I never saw Paranormal Activity, but I'll see the sequel some time this week. If you can make an opening and closing door genuinely scary then that is, in my opinion, a considerably more admirable feat than having someone saw off a backpacker's head.

I know a guy who makes that kind of suggestive horror. Speaking of DOORS....

http://vimeo.com/2794940


Just so you know, PARANORMAL ACTIVITY 2 explains what happens before and after PARANORMAL 1. Katie and Micah are in both. I would suggest seeing the first one, otherwise, you might be confused near the end. Or, watch the end of the first one on youtube, then watch the second movie:

PA ending


Part 2 is has the same style and is better acted, I think. It might be a good choice to watch first, if you understand what happened in the original. Whichever one you see first, is the one that should get you.




As far as gore, I think there is a difference between a really effective makeup gag and gore for gore's sake. Also, I don't want to see innocent people get tortured, but I do like seeing a bad guy getting his just desserts.

I've followed artists like Tom Savini, Rob Bottin and Rick Baker, so I have a keen interest in seeing cool makeup.
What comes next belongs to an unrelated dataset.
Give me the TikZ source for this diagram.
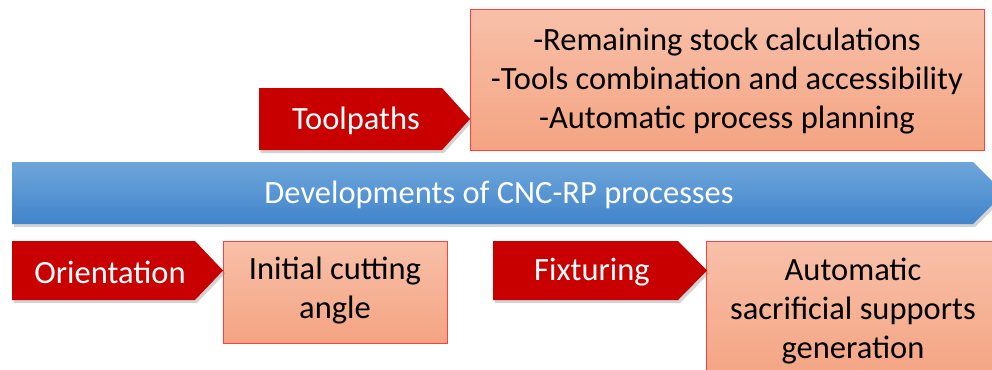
\documentclass[tikz,border=0pt]{standalone}
\usepackage{fontspec}
\setmainfont{Carlito}
\usetikzlibrary{shadows}
\definecolor{tagred}{HTML}{C90000}
\definecolor{boxtop}{HTML}{F8C0A9}
\definecolor{boxbot}{HTML}{F4A482}
\definecolor{boxline}{HTML}{FF4040}
\definecolor{bartop}{HTML}{6EA6DA}
\definecolor{barbot}{HTML}{4184CB}
\tikzset{
  tag/.style={fill=tagred, draw=none, drop shadow={shadow xshift=2pt, shadow yshift=-3pt, opacity=0.35}},
  bar/.style={top color=bartop, bottom color=barbot, draw=none, drop shadow={shadow xshift=2pt, shadow yshift=-3pt, opacity=0.35}},
  infobox/.style={top color=boxtop, bottom color=boxbot, draw=boxline, line width=1pt},
  wlabel/.style={text=white, font=\fontsize{32.5}{39}\selectfont, inner sep=0pt},
  blabel/.style={text=black, font=\fontsize{32.5}{39}\selectfont, align=center, inner sep=0pt},
}
\begin{document}
\begin{tikzpicture}[x=1pt, y=-1pt]
  \useasboundingbox (0,0) rectangle (992,369);
  \clip (0,0) rectangle (992,369);

  % main timeline bar
  \path[bar] (12,162) -- (973,162) -- (1004,193) -- (973,224) -- (12,224) -- cycle;
  \node[wlabel] (dev) at (499,195) {Developments of CNC-RP processes};

  % upper branch
  \path[infobox] (470,9.5) rectangle (984,150);
  \node[blabel] (tooltasks) at (727,81) {-Remaining stock calculations\\-Tools combination and accessibility\\-Automatic process planning};
  \path[tag] (259,88) -- (442,88) -- (470,119) -- (442,150) -- (259,150) -- cycle;
  \node[wlabel] (toolpaths) at (356,121) {Toolpaths};

  % lower branch, left
  \path[infobox] (223,241) rectangle (447,343);
  \node[blabel] (cutangle) at (335,291) {Initial cutting\\angle};
  \path[tag] (12,241) -- (195,241) -- (223,270.5) -- (195,300) -- (12,300) -- cycle;
  \node[wlabel] (orient) at (110,272) {Orientation};

  % lower branch, right
  \path[infobox] (706,241) rectangle (1000,380);
  \node[blabel] (supports) at (853,311) {Automatic\\sacrificial supports\\generation};
  \path[tag] (493,241) -- (678,241) -- (707,270.5) -- (678,300) -- (493,300) -- cycle;
  \node[wlabel] (fixt) at (592,272) {Fixturing};
\end{tikzpicture}
\end{document}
That is as much of an art to me as any other filmmaking element. That doesn't mean I want to see "torture porn," but I love all the original gags in movies like DAWN OF THE DEAD, specifically the effect where a zombie stands up into the rotating blades of a helicopter! To do that, the blades were animated and the zombie actor was given a high forehead that could be pulled off with fishing line. Very clever!


https://www.youtube.com/watch?v=55fMHSA-16c



Movies like Peter Jackson's DEAD ALIVE have so many funny gore gags that it is amazing to watch a zombie's intestines chase after the protagonist throughout a few scenes! :lol: Of course, the Kung Fu priest is awesome:


https://www.youtube.com/watch?v=Zvt1ZM1_5Ao



Credit John Carpenter's THE THING for some of the best makeup fx gags ever. The head that sprouts spider legs and walks off, is classic!


https://www.youtube.com/watch?v=TevQS4qgE_Q


I also like anything transformational like werewolves in THE HOWLING or James Woods sticking a pistol into his stomach, in VIDEODROME.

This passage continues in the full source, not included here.